* [Exercise aim]
Output all the entries word for word. Omit the pictures.

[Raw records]
** start **
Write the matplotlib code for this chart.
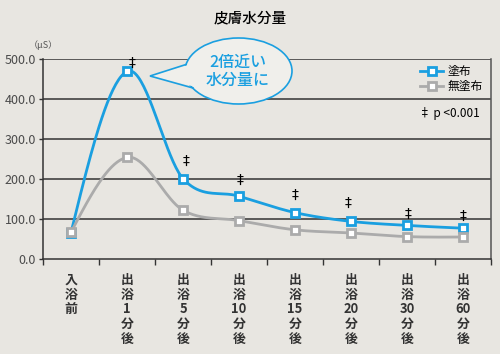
import numpy as np
import matplotlib
matplotlib.use("Agg")
import matplotlib.pyplot as plt
from matplotlib.patches import Ellipse, Polygon
from matplotlib.lines import Line2D

plt.rcParams['font.family'] = ['Noto Sans CJK JP', 'DejaVu Sans']

categories = ["入浴前", "出浴1分後", "出浴5分後", "出浴10分後", "出浴15分後",
              "出浴20分後", "出浴30分後", "出浴60分後"]
tick_labels = ["入\n浴\n前", "出\n浴\n1\n分\n後", "出\n浴\n5\n分\n後", "出\n浴\n10\n分\n後",
               "出\n浴\n15\n分\n後", "出\n浴\n20\n分\n後", "出\n浴\n30\n分\n後", "出\n浴\n60\n分\n後"]
applied = [66, 469, 201, 157, 116, 94, 84, 77]       # 塗布
not_applied = [67, 254, 122, 96, 73, 65, 56, 55]     # 無塗布
significant = [False, True, True, True, True, True, True, True]
y_ticks = [0, 100, 200, 300, 400, 500]

BLUE = "#1a9fe0"
GRAY = "#ababab"
BG = "#e8e6e1"
DARK = "#333333"


def smooth(y, n=40):
    """Hermite curve: central-difference tangents inside, natural-like at the ends."""
    y = np.asarray(y, float)
    k = len(y)
    m = np.zeros(k)
    m[1:-1] = (y[2:] - y[:-2]) / 2.0
    m[0] = 1.5 * (y[1] - y[0]) - 0.5 * m[1]
    m[-1] = 1.5 * (y[-1] - y[-2]) - 0.5 * m[-2]
    xs, ys = [], []
    for i in range(k - 1):
        t = np.linspace(0, 1, n, endpoint=(i == k - 2))
        h00 = 2 * t**3 - 3 * t**2 + 1
        h10 = t**3 - 2 * t**2 + t
        h01 = -2 * t**3 + 3 * t**2
        h11 = t**3 - t**2
        ys.append(h00 * y[i] + h10 * m[i] + h01 * y[i + 1] + h11 * m[i + 1])
        xs.append(i + t)
    return np.concatenate(xs), np.concatenate(ys)


fig = plt.figure(figsize=(5.0, 3.54), dpi=100, facecolor=BG)
ax = fig.add_axes([43 / 500, 1 - 259 / 354, (491 - 43) / 500, 200 / 354])
ax.set_facecolor(BG)

n = len(categories)
ax.set_xlim(-0.5, n - 0.5)
ax.set_ylim(0, 500)

for v in y_ticks[1:]:
    ax.axhline(v, color=DARK, lw=1.1, zorder=1)

xb, yb = smooth(applied)
xg, yg = smooth(not_applied)
idx = np.arange(n)
ax.plot(xb, yb, color=BLUE, lw=2.0, zorder=3, solid_capstyle='round')
ax.plot(idx, applied, ls='none', marker='s', ms=6, mfc='white', mec=BLUE, mew=2.0, zorder=4)
ax.plot(xg, yg, color=GRAY, lw=2.0, zorder=5, solid_capstyle='round')
ax.plot(idx, not_applied, ls='none', marker='s', ms=6, mfc='white', mec=GRAY, mew=2.0, zorder=6)

# significance marks
offsets = [0, 1, 8, 7, 8, 8, 3, 4]
xoffs = [0, 4, 2, 1, 0, -2, 1, 0]
for i, (s, v) in enumerate(zip(significant, applied)):
    if s:
        ax.annotate("‡", (i, v), xytext=(xoffs[i], offsets[i]), textcoords='offset points',
                    ha='center', va='bottom', fontsize=10, color='black', zorder=7,
                    annotation_clip=False, family=['DejaVu Sans'])

ax.set_yticks(y_ticks)
ax.set_yticklabels([f"{v:.1f}" for v in y_ticks], fontsize=9, color="#4a4a4a")
ax.tick_params(axis='y', length=3, width=1, color=DARK, pad=2)

ax.set_xticks(idx)
ax.set_xticklabels(tick_labels, fontsize=9.3, color="#333333", linespacing=1.06,
                   fontweight='bold', va='top')
ax.set_xticks(np.arange(n + 1) - 0.5, minor=True)
ax.tick_params(axis='x', which='major', length=0, pad=10)
ax.tick_params(axis='x', which='minor', length=4, width=1, color=DARK)

for side in ['left', 'bottom']:
    ax.spines[side].set_color(DARK)
    ax.spines[side].set_linewidth(1.1)
ax.spines['right'].set_color("#555555")
ax.spines['right'].set_linewidth(1.1)
ax.spines['top'].set_visible(False)

# legend
handles = [Line2D([], [], color=BLUE, lw=2.0, marker='s', ms=6, mfc='white', mec=BLUE, mew=2.0),
           Line2D([], [], color=GRAY, lw=2.0, marker='s', ms=6, mfc='white', mec=GRAY, mew=2.0)]
leg = ax.legend(handles, ["塗布", "無塗布"], loc='upper right', bbox_to_anchor=(1.0, 1.01),
                frameon=False, fontsize=8.5, handlelength=1.9, handletextpad=0.4,
                labelspacing=0.15, borderaxespad=0.3)
leg.set_zorder(8)

# overlay in pixel coordinates for annotations
ov = fig.add_axes([0, 0, 1, 1], zorder=10)
ov.set_xlim(0, 500)
ov.set_ylim(354, 0)
ov.axis('off')
ov.patch.set_alpha(0)

ov.text(250, 18, "皮膚水分量", ha='center', va='center', fontsize=10.5, color='black',
        fontweight='medium')
ov.text(43, 45, "（μS）", ha='center', va='center', fontsize=6.5, color='#555555')
ov.text(449, 113, "‡ p <0.001", ha='center', va='center', fontsize=8.5, color='black')

callout_fill = "#f0efeb"
ell = Ellipse((238.5, 71), 107, 66, facecolor=callout_fill, edgecolor=BLUE, lw=1.2)
ov.add_patch(ell)
tip = (150, 76)
b1 = (186, 64.5)
b2 = (193, 88)
ov.add_patch(Polygon([tip, (b1[0] + 2.5, b1[1] + 0.3), (b2[0] + 2, b2[1] - 1.2)], closed=True,
                     facecolor=callout_fill, edgecolor='none'))
ov.plot([b1[0], tip[0], b2[0]], [b1[1], tip[1], b2[1]], color=BLUE, lw=1.2,
        solid_joinstyle='miter')
ov.text(238, 71, "2倍近い\n水分量に", ha='center', va='center', fontsize=11.5, color=BLUE,
        linespacing=1.1, fontweight='medium')

fig.savefig("out.png", dpi=100, facecolor=BG)
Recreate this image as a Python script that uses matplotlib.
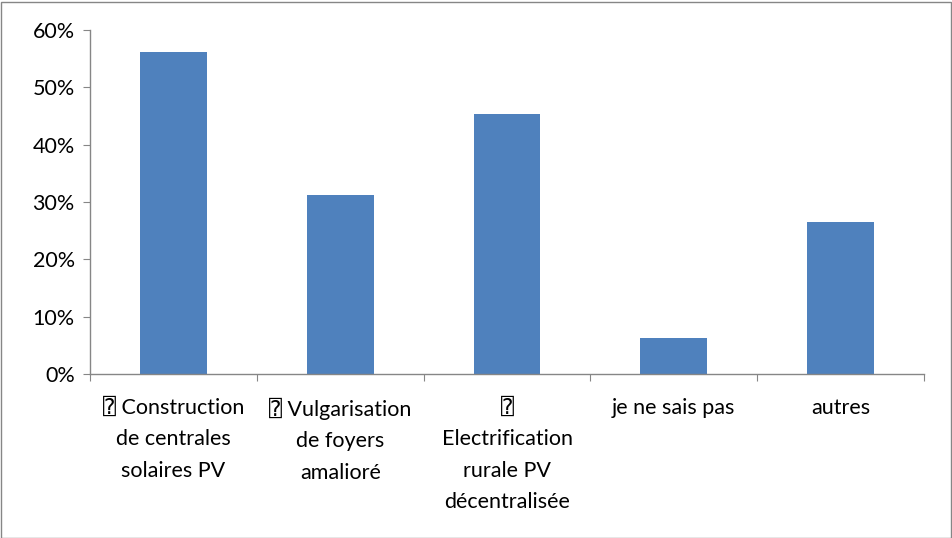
** end **
* [Final result]
Write the matplotlib code for this chart.
import numpy as np
import matplotlib
matplotlib.use("Agg")
import matplotlib.pyplot as plt
from matplotlib.patches import Ellipse, Polygon
from matplotlib.lines import Line2D

plt.rcParams['font.family'] = ['Noto Sans CJK JP', 'DejaVu Sans']

categories = ["入浴前", "出浴1分後", "出浴5分後", "出浴10分後", "出浴15分後",
              "出浴20分後", "出浴30分後", "出浴60分後"]
tick_labels = ["入\n浴\n前", "出\n浴\n1\n分\n後", "出\n浴\n5\n分\n後", "出\n浴\n10\n分\n後",
               "出\n浴\n15\n分\n後", "出\n浴\n20\n分\n後", "出\n浴\n30\n分\n後", "出\n浴\n60\n分\n後"]
applied = [66, 469, 201, 157, 116, 94, 84, 77]       # 塗布
not_applied = [67, 254, 122, 96, 73, 65, 56, 55]     # 無塗布
significant = [False, True, True, True, True, True, True, True]
y_ticks = [0, 100, 200, 300, 400, 500]

BLUE = "#1a9fe0"
GRAY = "#ababab"
BG = "#e8e6e1"
DARK = "#333333"


def smooth(y, n=40):
    """Hermite curve: central-difference tangents inside, natural-like at the ends."""
    y = np.asarray(y, float)
    k = len(y)
    m = np.zeros(k)
    m[1:-1] = (y[2:] - y[:-2]) / 2.0
    m[0] = 1.5 * (y[1] - y[0]) - 0.5 * m[1]
    m[-1] = 1.5 * (y[-1] - y[-2]) - 0.5 * m[-2]
    xs, ys = [], []
    for i in range(k - 1):
        t = np.linspace(0, 1, n, endpoint=(i == k - 2))
        h00 = 2 * t**3 - 3 * t**2 + 1
        h10 = t**3 - 2 * t**2 + t
        h01 = -2 * t**3 + 3 * t**2
        h11 = t**3 - t**2
        ys.append(h00 * y[i] + h10 * m[i] + h01 * y[i + 1] + h11 * m[i + 1])
        xs.append(i + t)
    return np.concatenate(xs), np.concatenate(ys)


fig = plt.figure(figsize=(5.0, 3.54), dpi=100, facecolor=BG)
ax = fig.add_axes([43 / 500, 1 - 259 / 354, (491 - 43) / 500, 200 / 354])
ax.set_facecolor(BG)

n = len(categories)
ax.set_xlim(-0.5, n - 0.5)
ax.set_ylim(0, 500)

for v in y_ticks[1:]:
    ax.axhline(v, color=DARK, lw=1.1, zorder=1)

xb, yb = smooth(applied)
xg, yg = smooth(not_applied)
idx = np.arange(n)
ax.plot(xb, yb, color=BLUE, lw=2.0, zorder=3, solid_capstyle='round')
ax.plot(idx, applied, ls='none', marker='s', ms=6, mfc='white', mec=BLUE, mew=2.0, zorder=4)
ax.plot(xg, yg, color=GRAY, lw=2.0, zorder=5, solid_capstyle='round')
ax.plot(idx, not_applied, ls='none', marker='s', ms=6, mfc='white', mec=GRAY, mew=2.0, zorder=6)

# significance marks
offsets = [0, 1, 8, 7, 8, 8, 3, 4]
xoffs = [0, 4, 2, 1, 0, -2, 1, 0]
for i, (s, v) in enumerate(zip(significant, applied)):
    if s:
        ax.annotate("‡", (i, v), xytext=(xoffs[i], offsets[i]), textcoords='offset points',
                    ha='center', va='bottom', fontsize=10, color='black', zorder=7,
                    annotation_clip=False, family=['DejaVu Sans'])

ax.set_yticks(y_ticks)
ax.set_yticklabels([f"{v:.1f}" for v in y_ticks], fontsize=9, color="#4a4a4a")
ax.tick_params(axis='y', length=3, width=1, color=DARK, pad=2)

ax.set_xticks(idx)
ax.set_xticklabels(tick_labels, fontsize=9.3, color="#333333", linespacing=1.06,
                   fontweight='bold', va='top')
ax.set_xticks(np.arange(n + 1) - 0.5, minor=True)
ax.tick_params(axis='x', which='major', length=0, pad=10)
ax.tick_params(axis='x', which='minor', length=4, width=1, color=DARK)

for side in ['left', 'bottom']:
    ax.spines[side].set_color(DARK)
    ax.spines[side].set_linewidth(1.1)
ax.spines['right'].set_color("#555555")
ax.spines['right'].set_linewidth(1.1)
ax.spines['top'].set_visible(False)

# legend
handles = [Line2D([], [], color=BLUE, lw=2.0, marker='s', ms=6, mfc='white', mec=BLUE, mew=2.0),
           Line2D([], [], color=GRAY, lw=2.0, marker='s', ms=6, mfc='white', mec=GRAY, mew=2.0)]
leg = ax.legend(handles, ["塗布", "無塗布"], loc='upper right', bbox_to_anchor=(1.0, 1.01),
                frameon=False, fontsize=8.5, handlelength=1.9, handletextpad=0.4,
                labelspacing=0.15, borderaxespad=0.3)
leg.set_zorder(8)

# overlay in pixel coordinates for annotations
ov = fig.add_axes([0, 0, 1, 1], zorder=10)
ov.set_xlim(0, 500)
ov.set_ylim(354, 0)
ov.axis('off')
ov.patch.set_alpha(0)

ov.text(250, 18, "皮膚水分量", ha='center', va='center', fontsize=10.5, color='black',
        fontweight='medium')
ov.text(43, 45, "（μS）", ha='center', va='center', fontsize=6.5, color='#555555')
ov.text(449, 113, "‡ p <0.001", ha='center', va='center', fontsize=8.5, color='black')

callout_fill = "#f0efeb"
ell = Ellipse((238.5, 71), 107, 66, facecolor=callout_fill, edgecolor=BLUE, lw=1.2)
ov.add_patch(ell)
tip = (150, 76)
b1 = (186, 64.5)
b2 = (193, 88)
ov.add_patch(Polygon([tip, (b1[0] + 2.5, b1[1] + 0.3), (b2[0] + 2, b2[1] - 1.2)], closed=True,
                     facecolor=callout_fill, edgecolor='none'))
ov.plot([b1[0], tip[0], b2[0]], [b1[1], tip[1], b2[1]], color=BLUE, lw=1.2,
        solid_joinstyle='miter')
ov.text(238, 71, "2倍近い\n水分量に", ha='center', va='center', fontsize=11.5, color=BLUE,
        linespacing=1.1, fontweight='medium')

fig.savefig("out.png", dpi=100, facecolor=BG)
Recreate this image as a Python script that uses matplotlib.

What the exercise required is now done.